Exception: Co-debtor stay in Chapter 13 case prohibits any act to collect a “consumer debt” from an individual liable with the chapter 13 debtor, or from an individual who has secured the debt.
However, if the debtor's plan does not propose to pay the full amount of creditor's claim including contractual interest, costs, and attorney's fees, the codebtor stay of 11 U.S.C. §1301(a) should be modified pursuant to 11 U.S.C. §1301(c)(2). See, In re Washington, 20-03482-D, 2021 WL 4342888 (Bankr.
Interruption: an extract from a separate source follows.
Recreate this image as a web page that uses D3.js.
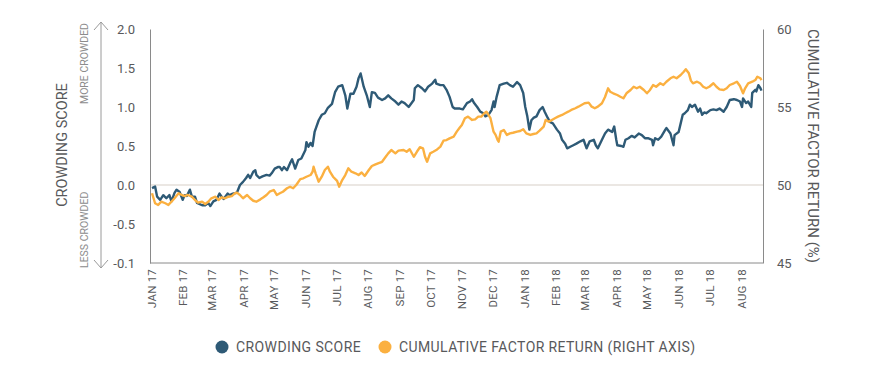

D. S.C. 9/23/21)(DD)("[T]o the extent Washington's obligation is not extinguished upon the conclusion of Debtor's plan, TitleMax must postpone pursuing that obligation until the completion of the bankruptcy case or if relief from the co-debtor stay is granted."); In re Tumminia, 17-03973-W (Bankr. D.S.C. 12/18/17)(JW)("[T]he Plan cannot shield the Co-Debtor from her liability for sums not paid by the Debtor through the Plan. Nor can the Plan expand the protections of the Debtor's future Chapter 13 discharge to the Co-Debtor, or impair Creditor's rights by requiring Creditor to prematurely satisfy its Note and Mortgage. In short, the Debtor cannot simultaneously avoid paying Creditor in full and force Creditor to forego its bargained for rights against the Co-Debtor. Therefore, the Debtor is prohibited from including language in the amended plan that requires Creditor to satisfy its Note and Mortgage upon the completion of payments under the Plan."); In re Williams, 02-07183-W (Bankr. D.S.C. 10/9/02)(JW)(Court granted secured creditor's motion for relief from codebtor stay pursuant to §1301(c)(2). "[T]o the extent Debtor's Chapter 13 Plan does not pay Wells Fargo's claim including the postpetition interest at the contract rate, Wells Fargo should receive relief from the codebtor stay. Clearly, Debtor is not paying Wells Fargo in full under the Plan as, instead of receiving the payoff amount of the note plus 21% interest, Wells Fargo receives the payoff amount plus 8.5% interest.").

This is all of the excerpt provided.